Every Wednesday we’ll post a message having to do with doctrine and purity. Hope it helps.
The Error That We Breathe
“Inability to distinguish doctrine is spreading far and wide, and so long as the preacher is clever and earnest, hundreds seem to think it must be all right, and call you dreadfully ‘narrow and uncharitable’ if you hint that he is unsound!” – J.C. Ryle
Bishop John C. Ryle’s warning, quoted above, was written before his death in 1900, so it’s more than a century old. And it couldn’t be more relevant. The ability to distinguish between truth and error, based on a working knowledge of the Bible, seems to be going the way of the dinosaur.
So here we go with another rant, the kind old men are prone to, usually starting with the phrase “When I was a kid —”. That’s a tired, silly way to make a point, because the fact something was done a certain way 50 years doesn’t make it right. So – where was I?
Oh, yeah. When I was a kid, the question wasn’t What seems right? Or Will this sound judgmental? Or How do I feel about this? Or What did So-andSo say about this? It was rather, as Paul asked the Romans, What saith the Scripture? (Romans 4:3)
It’s impossible for some of us – maybe lots of us – to look at what’s taught in churches, books and broadcasts today without remembering a time when we read our own Bibles, diligently and (usually) daily, and were taught the simplicity of the Word, along with our responsibility to test every teaching against it. That was, to us, Christianity 101.
Now some folks rail against the variety of secular, false philosophies available over the television and internet today, but surely that’s nothing new, and both Old and New testaments describe false religions clashing against truth. But here’s what I think is new: The notion we should, in the name of love, refuse to call falsehoods false, and the trend towards discerning truth not by the word, but by emotions, “prayerful thought”, knowing a wonderful person who practiced sin and thereby revising our definition of sin, or modern consensus. It isn’t the prevalence of falsehood today that worries me, but the unwillingness or inability of so many believers to determine truth or error by rightly dividing the Word.
Just one of so many examples: A couple years ago I saw Oprah discussing spirituality, recalling a time she sat in church and heard the preacher say “God is jealous.” “That didn’t sit well with me”, she said, so she thereby determined that part of scripture must not be true.
Giving the lady her due, Oprah has a football stadium full of good works to her credit. But no one has the right to revise the word when it “doesn’t sit well.” If this error was Oprah’s alone I doubt it would stick in my craw. But sadly, she articulated an approach to truth that’s gaining momentum daily. Essentials of the faith are being revised or ignored because they don’t sit well. Or because someone in the past has been too judgmental in the way they’ve expressed these essentials, so today’s believers are reluctant to express them at all.
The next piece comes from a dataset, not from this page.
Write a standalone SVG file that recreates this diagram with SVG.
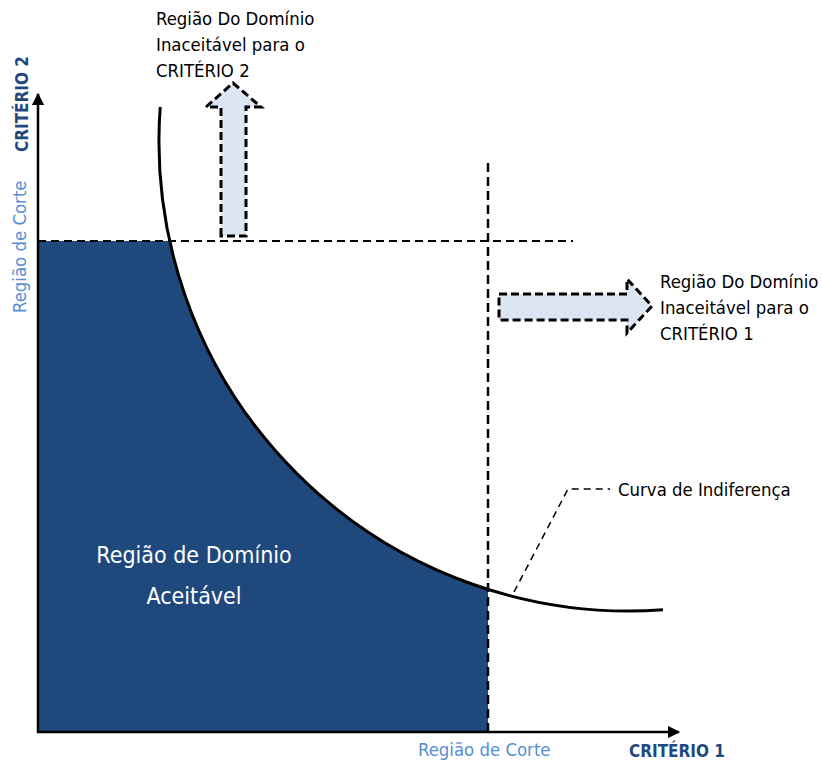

Or because wonderful people may not believe in the essentials, but they’re still wonderful, so doesn’t that make the essentials into non-essentials?
Too many influential leaders are going this route, taking thousands of sheep with them and castigating those who object as cold, unloving Pharisees. And the media, ever in love with a Christian who waters down those rude doctrinal absolutes, makes sure these folks get full coverage.
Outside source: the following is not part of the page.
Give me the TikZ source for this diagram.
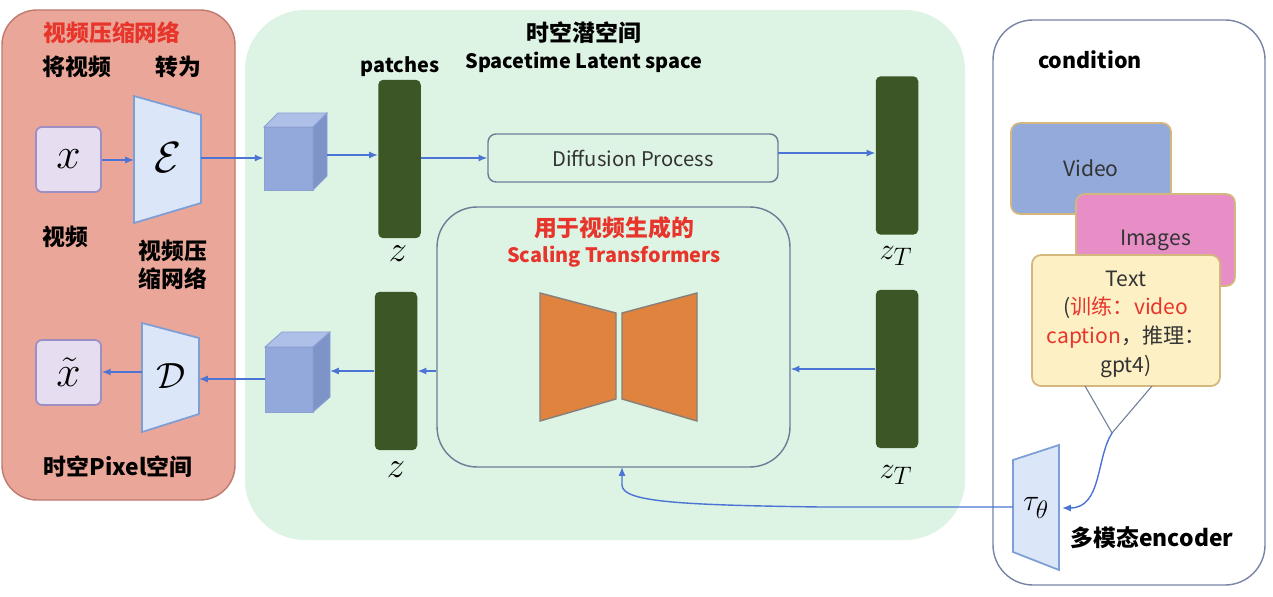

All of which leaves us breathing error as deeply and regularly as we inhale air. So in the interest of being redemptive rather than simply critical, I’m asking myself today if my work, teaching and life hold up well under the scrutiny of scripture, if I’m open to being corrected when I’m in error, and if my attitude towards those promoting error is loving, respectful, caring. That’s where I’ll start today, and that’s a task that I’m sure will keep me way too busy to go off on those I disagree with.
Because that’s the way we did things when I was a kid.